What this task involves
Repeat, exactly and completely, the material that follows. Omit the pictures.

Recorded data
——
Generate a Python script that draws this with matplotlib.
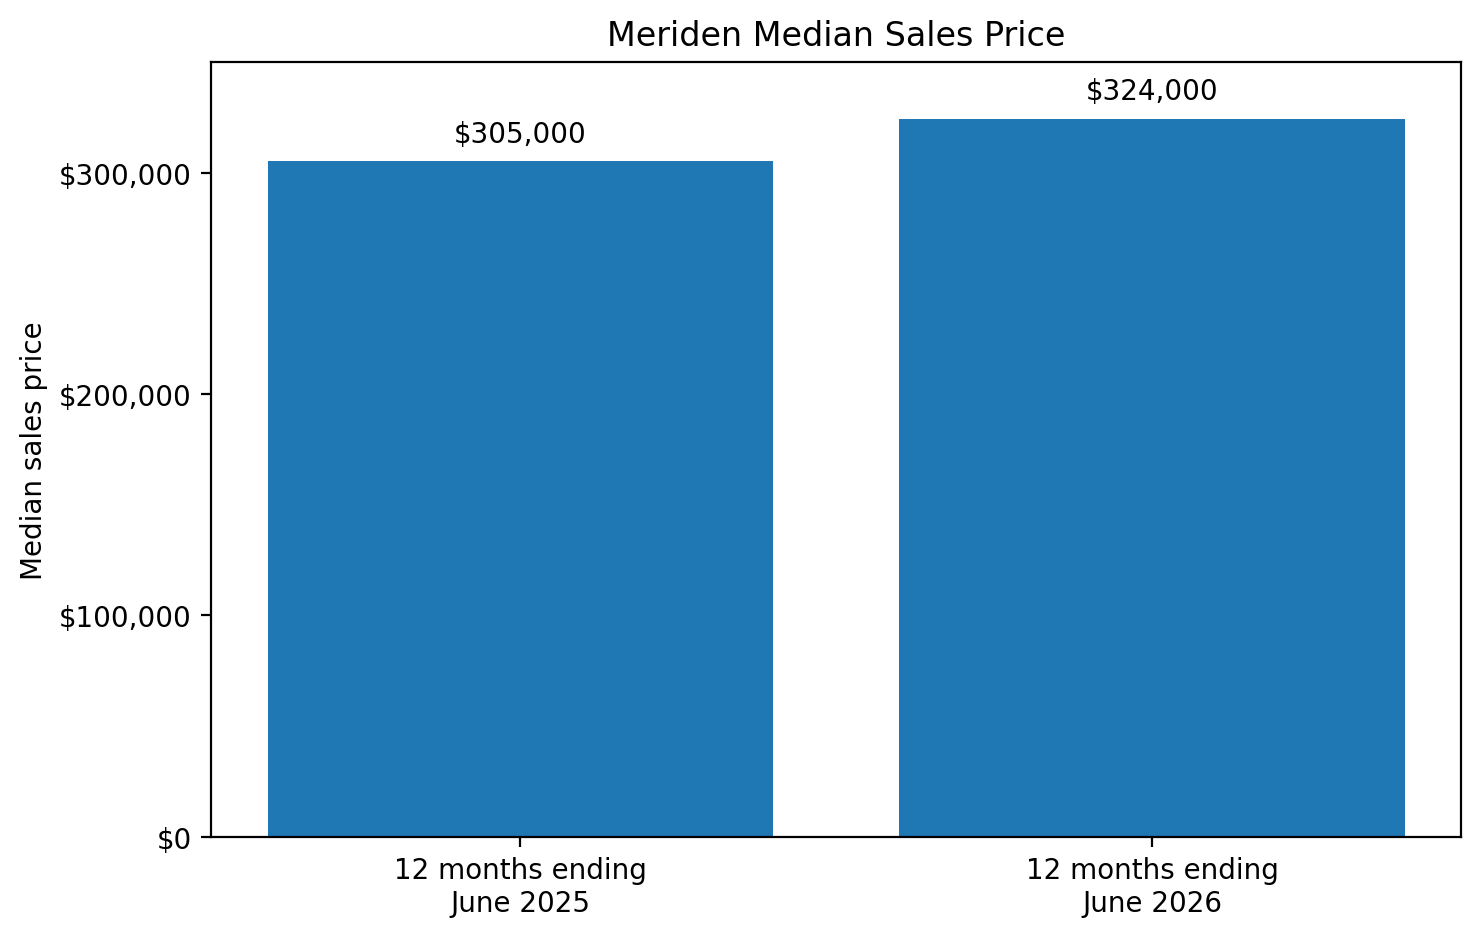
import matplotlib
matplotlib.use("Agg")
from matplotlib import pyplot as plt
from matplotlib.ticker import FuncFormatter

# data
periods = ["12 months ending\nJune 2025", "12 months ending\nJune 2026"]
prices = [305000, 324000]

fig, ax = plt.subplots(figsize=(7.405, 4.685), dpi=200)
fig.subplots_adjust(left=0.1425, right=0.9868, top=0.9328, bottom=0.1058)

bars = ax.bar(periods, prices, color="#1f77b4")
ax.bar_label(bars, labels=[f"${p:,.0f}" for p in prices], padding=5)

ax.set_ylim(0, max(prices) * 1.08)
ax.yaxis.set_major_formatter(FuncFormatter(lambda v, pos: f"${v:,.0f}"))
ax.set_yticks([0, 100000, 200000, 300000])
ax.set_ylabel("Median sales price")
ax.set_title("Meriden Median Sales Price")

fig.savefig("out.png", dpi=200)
——
Solution for this exercise
Generate a Python script that draws this with matplotlib.
import matplotlib
matplotlib.use("Agg")
from matplotlib import pyplot as plt
from matplotlib.ticker import FuncFormatter

# data
periods = ["12 months ending\nJune 2025", "12 months ending\nJune 2026"]
prices = [305000, 324000]

fig, ax = plt.subplots(figsize=(7.405, 4.685), dpi=200)
fig.subplots_adjust(left=0.1425, right=0.9868, top=0.9328, bottom=0.1058)

bars = ax.bar(periods, prices, color="#1f77b4")
ax.bar_label(bars, labels=[f"${p:,.0f}" for p in prices], padding=5)

ax.set_ylim(0, max(prices) * 1.08)
ax.yaxis.set_major_formatter(FuncFormatter(lambda v, pos: f"${v:,.0f}"))
ax.set_yticks([0, 100000, 200000, 300000])
ax.set_ylabel("Median sales price")
ax.set_title("Meriden Median Sales Price")

fig.savefig("out.png", dpi=200)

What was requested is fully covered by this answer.